* [SHORT TASK]: Start at the line that has "Emit a web page" and stop at the line that has "const chart = echarts.init(document.getElementById('chart'));". Print those lines and all lines between them exactly, and nothing more.
===== MATERIAL PROVIDED =====
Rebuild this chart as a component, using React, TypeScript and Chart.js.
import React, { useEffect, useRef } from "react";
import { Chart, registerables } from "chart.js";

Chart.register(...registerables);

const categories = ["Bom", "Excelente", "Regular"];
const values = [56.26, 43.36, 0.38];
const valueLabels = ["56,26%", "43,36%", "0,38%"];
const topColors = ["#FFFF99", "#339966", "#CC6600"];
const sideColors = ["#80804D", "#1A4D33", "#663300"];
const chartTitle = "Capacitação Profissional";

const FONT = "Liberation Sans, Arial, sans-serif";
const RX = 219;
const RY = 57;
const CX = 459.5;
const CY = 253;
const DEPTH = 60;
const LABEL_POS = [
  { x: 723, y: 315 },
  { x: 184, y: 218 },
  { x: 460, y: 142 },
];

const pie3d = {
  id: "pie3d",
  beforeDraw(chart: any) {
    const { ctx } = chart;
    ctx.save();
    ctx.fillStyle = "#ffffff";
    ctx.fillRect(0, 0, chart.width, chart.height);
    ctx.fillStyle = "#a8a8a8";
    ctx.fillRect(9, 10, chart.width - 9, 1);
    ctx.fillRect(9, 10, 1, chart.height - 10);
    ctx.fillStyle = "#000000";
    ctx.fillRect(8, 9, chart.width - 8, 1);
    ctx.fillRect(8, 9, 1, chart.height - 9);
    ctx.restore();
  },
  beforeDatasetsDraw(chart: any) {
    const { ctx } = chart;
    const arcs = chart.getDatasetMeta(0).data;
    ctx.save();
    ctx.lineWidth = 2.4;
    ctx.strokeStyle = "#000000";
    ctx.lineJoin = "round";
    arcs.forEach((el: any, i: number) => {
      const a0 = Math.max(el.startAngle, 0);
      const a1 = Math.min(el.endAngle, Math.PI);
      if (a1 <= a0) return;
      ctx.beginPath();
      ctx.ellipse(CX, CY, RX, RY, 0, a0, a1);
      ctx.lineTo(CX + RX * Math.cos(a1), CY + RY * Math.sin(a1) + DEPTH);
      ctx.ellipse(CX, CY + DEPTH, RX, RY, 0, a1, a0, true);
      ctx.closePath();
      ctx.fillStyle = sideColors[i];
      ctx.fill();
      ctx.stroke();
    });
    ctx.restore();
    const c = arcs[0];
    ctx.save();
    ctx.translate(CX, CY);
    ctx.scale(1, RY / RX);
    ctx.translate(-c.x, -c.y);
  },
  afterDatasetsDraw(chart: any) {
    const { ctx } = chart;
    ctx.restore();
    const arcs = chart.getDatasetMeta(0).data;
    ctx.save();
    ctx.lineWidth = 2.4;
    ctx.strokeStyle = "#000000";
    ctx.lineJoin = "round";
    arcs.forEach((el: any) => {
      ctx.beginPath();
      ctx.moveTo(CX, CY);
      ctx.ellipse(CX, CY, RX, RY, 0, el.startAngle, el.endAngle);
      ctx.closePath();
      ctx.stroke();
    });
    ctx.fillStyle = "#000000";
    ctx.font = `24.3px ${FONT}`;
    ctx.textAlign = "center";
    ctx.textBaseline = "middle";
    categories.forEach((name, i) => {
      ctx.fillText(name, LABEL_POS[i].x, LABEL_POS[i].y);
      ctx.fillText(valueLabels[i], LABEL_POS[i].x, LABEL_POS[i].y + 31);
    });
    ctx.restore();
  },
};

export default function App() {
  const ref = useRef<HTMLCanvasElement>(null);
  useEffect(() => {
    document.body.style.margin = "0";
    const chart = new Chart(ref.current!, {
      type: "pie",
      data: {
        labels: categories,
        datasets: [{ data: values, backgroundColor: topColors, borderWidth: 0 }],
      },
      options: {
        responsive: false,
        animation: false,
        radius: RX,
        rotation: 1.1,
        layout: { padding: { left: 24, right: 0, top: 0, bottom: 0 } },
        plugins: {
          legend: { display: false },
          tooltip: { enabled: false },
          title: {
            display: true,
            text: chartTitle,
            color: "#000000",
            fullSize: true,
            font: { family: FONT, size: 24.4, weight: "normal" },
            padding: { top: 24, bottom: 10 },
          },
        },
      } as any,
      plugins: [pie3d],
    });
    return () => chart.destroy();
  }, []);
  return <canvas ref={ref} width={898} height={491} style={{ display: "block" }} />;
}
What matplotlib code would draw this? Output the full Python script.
=====
===== MATERIAL PROVIDED =====
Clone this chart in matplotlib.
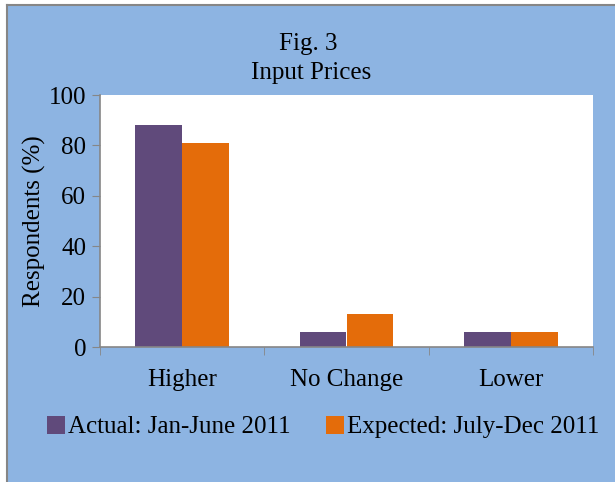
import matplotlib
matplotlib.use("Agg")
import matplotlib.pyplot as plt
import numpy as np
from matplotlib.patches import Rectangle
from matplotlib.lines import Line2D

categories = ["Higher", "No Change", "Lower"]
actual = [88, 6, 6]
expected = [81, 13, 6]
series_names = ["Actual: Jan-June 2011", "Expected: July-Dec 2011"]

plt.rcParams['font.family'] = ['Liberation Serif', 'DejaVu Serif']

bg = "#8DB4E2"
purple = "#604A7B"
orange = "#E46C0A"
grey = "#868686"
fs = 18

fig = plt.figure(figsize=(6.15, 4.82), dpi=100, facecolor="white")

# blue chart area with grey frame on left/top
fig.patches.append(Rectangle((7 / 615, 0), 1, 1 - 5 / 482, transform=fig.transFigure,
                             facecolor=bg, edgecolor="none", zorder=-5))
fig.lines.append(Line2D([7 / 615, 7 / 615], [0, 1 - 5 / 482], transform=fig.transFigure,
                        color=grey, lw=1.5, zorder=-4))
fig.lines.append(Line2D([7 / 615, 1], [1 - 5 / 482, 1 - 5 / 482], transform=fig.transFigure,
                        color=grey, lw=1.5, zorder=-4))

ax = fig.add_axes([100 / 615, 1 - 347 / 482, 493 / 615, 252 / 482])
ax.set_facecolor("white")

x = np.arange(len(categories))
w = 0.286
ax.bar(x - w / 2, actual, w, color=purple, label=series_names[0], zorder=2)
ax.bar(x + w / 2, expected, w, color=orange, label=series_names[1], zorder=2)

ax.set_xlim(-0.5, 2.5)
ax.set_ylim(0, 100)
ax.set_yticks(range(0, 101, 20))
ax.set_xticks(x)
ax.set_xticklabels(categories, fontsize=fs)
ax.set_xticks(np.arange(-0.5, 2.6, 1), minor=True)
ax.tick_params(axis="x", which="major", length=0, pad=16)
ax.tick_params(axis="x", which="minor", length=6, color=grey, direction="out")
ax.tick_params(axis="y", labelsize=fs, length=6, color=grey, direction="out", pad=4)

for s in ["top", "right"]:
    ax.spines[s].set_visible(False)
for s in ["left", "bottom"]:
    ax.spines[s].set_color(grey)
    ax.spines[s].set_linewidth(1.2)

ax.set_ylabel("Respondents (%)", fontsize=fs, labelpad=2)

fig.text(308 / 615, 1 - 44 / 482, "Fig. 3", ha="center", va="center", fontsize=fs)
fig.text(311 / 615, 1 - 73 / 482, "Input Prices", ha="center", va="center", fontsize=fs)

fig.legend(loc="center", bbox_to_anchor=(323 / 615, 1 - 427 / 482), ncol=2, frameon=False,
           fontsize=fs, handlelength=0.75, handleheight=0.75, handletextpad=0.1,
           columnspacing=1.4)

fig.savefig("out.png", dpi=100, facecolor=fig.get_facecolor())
=====
===== MATERIAL PROVIDED =====
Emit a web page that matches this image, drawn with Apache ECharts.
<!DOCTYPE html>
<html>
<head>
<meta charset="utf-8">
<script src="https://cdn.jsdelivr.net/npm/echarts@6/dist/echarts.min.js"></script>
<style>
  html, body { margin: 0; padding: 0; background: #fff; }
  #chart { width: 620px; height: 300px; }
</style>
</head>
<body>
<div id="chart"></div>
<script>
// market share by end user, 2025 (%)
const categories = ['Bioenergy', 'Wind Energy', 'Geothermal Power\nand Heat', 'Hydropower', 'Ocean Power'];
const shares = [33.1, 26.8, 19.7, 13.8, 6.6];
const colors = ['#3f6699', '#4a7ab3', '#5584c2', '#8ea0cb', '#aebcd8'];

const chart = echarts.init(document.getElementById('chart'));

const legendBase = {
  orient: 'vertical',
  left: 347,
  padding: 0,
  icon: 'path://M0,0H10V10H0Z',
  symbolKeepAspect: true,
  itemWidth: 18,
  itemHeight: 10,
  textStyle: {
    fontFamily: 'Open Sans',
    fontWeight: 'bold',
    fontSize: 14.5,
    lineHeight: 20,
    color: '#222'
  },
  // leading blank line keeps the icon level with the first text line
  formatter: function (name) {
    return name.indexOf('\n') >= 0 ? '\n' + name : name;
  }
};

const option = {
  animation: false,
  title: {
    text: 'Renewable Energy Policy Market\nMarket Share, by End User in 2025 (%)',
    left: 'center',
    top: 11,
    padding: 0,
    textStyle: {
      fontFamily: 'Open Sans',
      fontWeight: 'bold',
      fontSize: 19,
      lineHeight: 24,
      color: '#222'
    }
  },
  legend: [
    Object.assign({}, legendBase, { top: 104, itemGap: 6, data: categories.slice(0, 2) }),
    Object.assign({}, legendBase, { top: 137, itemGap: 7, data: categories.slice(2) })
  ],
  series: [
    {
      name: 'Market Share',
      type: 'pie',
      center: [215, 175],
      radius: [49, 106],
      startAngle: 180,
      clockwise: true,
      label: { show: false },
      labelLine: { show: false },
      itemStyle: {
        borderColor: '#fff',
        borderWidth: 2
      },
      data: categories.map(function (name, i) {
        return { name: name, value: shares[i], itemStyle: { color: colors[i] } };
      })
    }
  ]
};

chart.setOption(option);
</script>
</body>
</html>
=====
* [RESULT OF THE TASK]:
Emit a web page that matches this image, drawn with Apache ECharts.
<!DOCTYPE html>
<html>
<head>
<meta charset="utf-8">
<script src="https://cdn.jsdelivr.net/npm/echarts@6/dist/echarts.min.js"></script>
<style>
  html, body { margin: 0; padding: 0; background: #fff; }
  #chart { width: 620px; height: 300px; }
</style>
</head>
<body>
<div id="chart"></div>
<script>
// market share by end user, 2025 (%)
const categories = ['Bioenergy', 'Wind Energy', 'Geothermal Power\nand Heat', 'Hydropower', 'Ocean Power'];
const shares = [33.1, 26.8, 19.7, 13.8, 6.6];
const colors = ['#3f6699', '#4a7ab3', '#5584c2', '#8ea0cb', '#aebcd8'];

const chart = echarts.init(document.getElementById('chart'));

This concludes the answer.